Skip the pictures. Set down, word for word, the lines from the start of the material up to and including the line with "9, 9.5, 10]".

- Recorded data -
▽
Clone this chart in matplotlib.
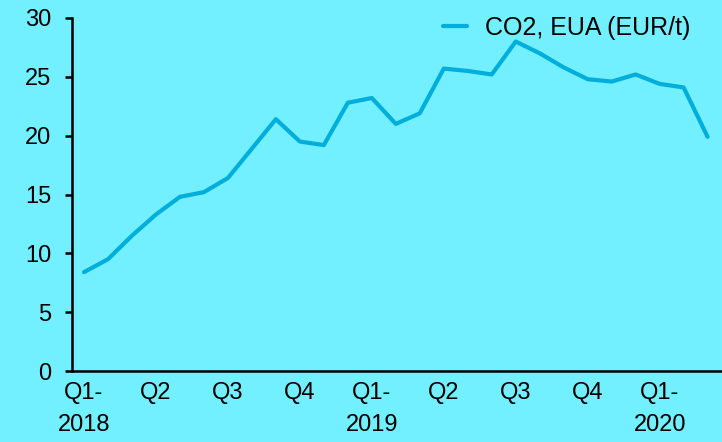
import numpy as np
import matplotlib.pyplot as plt

plt.rcParams['font.family'] = ['Liberation Sans', 'DejaVu Sans']

# Monthly EUA price, Jan 2018 - Mar 2020
eua = [8.4, 9.5, 11.5, 13.3, 14.8, 15.2, 16.4, 18.9, 21.4, 19.5, 19.2, 22.8,
       23.2, 21.0, 21.9, 25.7, 25.5, 25.2, 28.0, 27.0, 25.8, 24.8, 24.6, 25.2,
       24.4, 24.1, 19.9]
tick_pos = [0, 3, 6, 9, 12, 15, 18, 21, 24]
tick_labels = ['Q1-\n2018', 'Q2', 'Q3', 'Q4', 'Q1-\n2019', 'Q2', 'Q3', 'Q4', 'Q1-\n2020']

bg = '#72F0FF'
line_col = '#00AEDC'

fig = plt.figure(figsize=(7.22, 4.42), dpi=100, facecolor=bg)
ax = fig.add_axes([72/722, 1 - 371/442, 650/722, 353/442], facecolor=bg)

x = np.arange(len(eua))
ax.plot(x, eua, color=line_col, lw=3, label='CO2, EUA (EUR/t)', solid_capstyle='round')

ax.set_xlim(-0.5, 26.6)
ax.set_ylim(0, 30)
ax.set_yticks(range(0, 31, 5))
ax.set_xticks(tick_pos)
ax.set_xticklabels(tick_labels, linespacing=1.6, va='top')

for s in ['top', 'right']:
    ax.spines[s].set_visible(False)
for s in ['left', 'bottom']:
    ax.spines[s].set_linewidth(1.8)
    ax.spines[s].set_color('black')

ax.tick_params(axis='y', length=5, width=1.8, pad=10, labelsize=17)
ax.tick_params(axis='x', length=0, pad=8, labelsize=17)

ax.legend(loc='upper right', frameon=False, fontsize=18, handlelength=0.95,
          handletextpad=0.7, borderaxespad=0.0, bbox_to_anchor=(0.966, 1.035))

fig.savefig('out.png', dpi=100, facecolor=bg)
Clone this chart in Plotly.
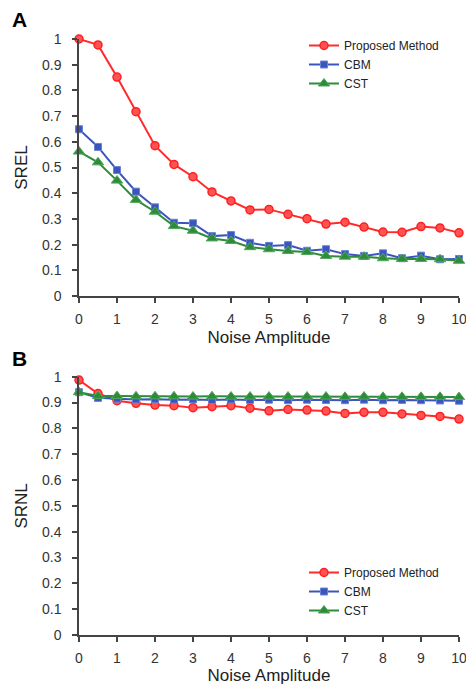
import plotly.graph_objects as go

noise = [0, 0.5, 1, 1.5, 2, 2.5, 3, 3.5, 4, 4.5, 5, 5.5, 6, 6.5, 7, 7.5, 8, 8.5, 9, 9.5, 10]

srel_proposed = [1.0, 0.977, 0.852, 0.717, 0.585, 0.512, 0.464, 0.405, 0.37, 0.335, 0.337,
                 0.318, 0.301, 0.28, 0.287, 0.268, 0.249, 0.248, 0.27, 0.265, 0.246]
srel_cbm = [0.649, 0.58, 0.49, 0.406, 0.345, 0.285, 0.283, 0.233, 0.237, 0.207, 0.195,
            0.198, 0.176, 0.182, 0.163, 0.156, 0.166, 0.147, 0.157, 0.143, 0.144]
srel_cst = [0.562, 0.52, 0.449, 0.374, 0.328, 0.272, 0.254, 0.224, 0.214, 0.19, 0.182,
            0.175, 0.171, 0.156, 0.153, 0.153, 0.147, 0.144, 0.144, 0.143, 0.137]

srnl_proposed = [0.987, 0.935, 0.907, 0.897, 0.89, 0.888, 0.88, 0.884, 0.888, 0.878, 0.868,
                 0.873, 0.871, 0.867, 0.858, 0.862, 0.862, 0.856, 0.85, 0.846, 0.836]
srnl_cbm = [0.94, 0.918, 0.915, 0.912, 0.913, 0.911, 0.912, 0.91, 0.912, 0.91, 0.911,
            0.909, 0.911, 0.91, 0.909, 0.911, 0.909, 0.91, 0.909, 0.908, 0.907]
srnl_cst = [0.94, 0.925, 0.925, 0.924, 0.924, 0.924, 0.923, 0.924, 0.923, 0.923, 0.923,
            0.923, 0.923, 0.923, 0.922, 0.923, 0.922, 0.922, 0.922, 0.922, 0.921]

series_names = ["Proposed Method", "CBM", "CST"]
y_ticks = [0, 0.1, 0.2, 0.3, 0.4, 0.5, 0.6, 0.7, 0.8, 0.9, 1]
y_tick_labels = ["0", "0.1", "0.2", "0.3", "0.4", "0.5", "0.6", "0.7", "0.8", "0.9", "1"]
x_ticks = list(range(0, 11))

styles = [
    dict(line=dict(color="#ff2b2b", width=2),
         marker=dict(symbol="circle", size=8, color="#ff5252", line=dict(color="#ff2020", width=1.5))),
    dict(line=dict(color="#3a56bd", width=2),
         marker=dict(symbol="square", size=7, color="#3a56bd", line=dict(color="#6a82d6", width=1))),
    dict(line=dict(color="#2e8b3a", width=2),
         marker=dict(symbol="triangle-up", size=10, color="#2e8b3a", line=dict(color="#4fa85a", width=1))),
]

fig = go.Figure()
for name, ys, st in zip(series_names, [srel_proposed, srel_cbm, srel_cst], styles):
    fig.add_trace(go.Scatter(x=noise, y=ys, name=name, mode="lines+markers",
                             xaxis="x", yaxis="y", legend="legend", cliponaxis=False, **st))
for name, ys, st in zip(series_names, [srnl_proposed, srnl_cbm, srnl_cst], styles):
    fig.add_trace(go.Scatter(x=noise, y=ys, name=name, mode="lines+markers",
                             xaxis="x2", yaxis="y2", legend="legend2", cliponaxis=False, **st))

W, H = 466, 685


def px_x(p):
    return p / W


def px_y(p):
    return 1 - p / H


xdom = [px_x(79), px_x(459)]
ydomA = [px_y(296), px_y(39)]
ydomB = [px_y(635), px_y(376.7)]

tickfont = dict(family="Liberation Sans, Arial", size=14, color="#333333")
titlefont = dict(family="Liberation Sans, Arial", size=17, color="#222222")
axis_common = dict(showline=True, linecolor="#444444", linewidth=1.5, ticks="outside",
                   ticklen=5, tickwidth=1.5, tickcolor="#444444", showgrid=False,
                   zeroline=False, tickfont=tickfont, automargin=False,
                   ticklabeloverflow="allow")
legfont = dict(family="Liberation Sans, Arial", size=12, color="#222222")

fig.update_layout(
    width=W, height=H,
    margin=dict(l=0, r=0, t=0, b=0),
    paper_bgcolor="white", plot_bgcolor="white",
    font=dict(family="Liberation Sans, Arial", color="#222222"),
    xaxis=dict(domain=xdom, range=[0, 10], tickvals=x_ticks, anchor="y", ticklabelstandoff=4,
               title=dict(text="Noise Amplitude", font=titlefont, standoff=6), **axis_common),
    yaxis=dict(domain=ydomA, range=[0, 1], tickvals=y_ticks, ticktext=y_tick_labels, anchor="x",
               ticklabelstandoff=8,
               title=dict(text="SREL", font=titlefont, standoff=10), **axis_common),
    xaxis2=dict(domain=xdom, range=[0, 10], tickvals=x_ticks, anchor="y2", ticklabelstandoff=4,
                title=dict(text="Noise Amplitude", font=titlefont, standoff=6), **axis_common),
    yaxis2=dict(domain=ydomB, range=[0, 1], tickvals=y_ticks, ticktext=y_tick_labels, anchor="x2",
                ticklabelstandoff=8,
                title=dict(text="SRNL", font=titlefont, standoff=10), **axis_common),
    legend=dict(x=px_x(304), y=px_y(31), xanchor="left", yanchor="top", font=legfont,
                bgcolor="rgba(0,0,0,0)", tracegroupgap=0, itemwidth=30),
    legend2=dict(x=px_x(304), y=px_y(558), xanchor="left", yanchor="top", font=legfont,
                 bgcolor="rgba(0,0,0,0)", tracegroupgap=0, itemwidth=30),
    annotations=[
        dict(text="<b>A</b>", x=px_x(10), y=px_y(20), xref="paper", yref="paper",
             xanchor="left", yanchor="middle", showarrow=False,
             font=dict(family="Liberation Sans, Arial", size=21, color="#000000")),
        dict(text="<b>B</b>", x=px_x(10), y=px_y(358), xref="paper", yref="paper",
             xanchor="left", yanchor="middle", showarrow=False,
             font=dict(family="Liberation Sans, Arial", size=21, color="#000000")),
    ],
)

# remove the default page margin so the figure fills the window exactly, without scrollbars
fig.write_html(
    "out.html",
    config={"displayModeBar": False},
    post_script="document.body.style.margin='0';document.body.style.overflow='hidden';",
)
△
- FINAL RESULT -
Clone this chart in matplotlib.
import numpy as np
import matplotlib.pyplot as plt

plt.rcParams['font.family'] = ['Liberation Sans', 'DejaVu Sans']

# Monthly EUA price, Jan 2018 - Mar 2020
eua = [8.4, 9.5, 11.5, 13.3, 14.8, 15.2, 16.4, 18.9, 21.4, 19.5, 19.2, 22.8,
       23.2, 21.0, 21.9, 25.7, 25.5, 25.2, 28.0, 27.0, 25.8, 24.8, 24.6, 25.2,
       24.4, 24.1, 19.9]
tick_pos = [0, 3, 6, 9, 12, 15, 18, 21, 24]
tick_labels = ['Q1-\n2018', 'Q2', 'Q3', 'Q4', 'Q1-\n2019', 'Q2', 'Q3', 'Q4', 'Q1-\n2020']

bg = '#72F0FF'
line_col = '#00AEDC'

fig = plt.figure(figsize=(7.22, 4.42), dpi=100, facecolor=bg)
ax = fig.add_axes([72/722, 1 - 371/442, 650/722, 353/442], facecolor=bg)

x = np.arange(len(eua))
ax.plot(x, eua, color=line_col, lw=3, label='CO2, EUA (EUR/t)', solid_capstyle='round')

ax.set_xlim(-0.5, 26.6)
ax.set_ylim(0, 30)
ax.set_yticks(range(0, 31, 5))
ax.set_xticks(tick_pos)
ax.set_xticklabels(tick_labels, linespacing=1.6, va='top')

for s in ['top', 'right']:
    ax.spines[s].set_visible(False)
for s in ['left', 'bottom']:
    ax.spines[s].set_linewidth(1.8)
    ax.spines[s].set_color('black')

ax.tick_params(axis='y', length=5, width=1.8, pad=10, labelsize=17)
ax.tick_params(axis='x', length=0, pad=8, labelsize=17)

ax.legend(loc='upper right', frameon=False, fontsize=18, handlelength=0.95,
          handletextpad=0.7, borderaxespad=0.0, bbox_to_anchor=(0.966, 1.035))

fig.savefig('out.png', dpi=100, facecolor=bg)
Clone this chart in Plotly.
import plotly.graph_objects as go

noise = [0, 0.5, 1, 1.5, 2, 2.5, 3, 3.5, 4, 4.5, 5, 5.5, 6, 6.5, 7, 7.5, 8, 8.5, 9, 9.5, 10]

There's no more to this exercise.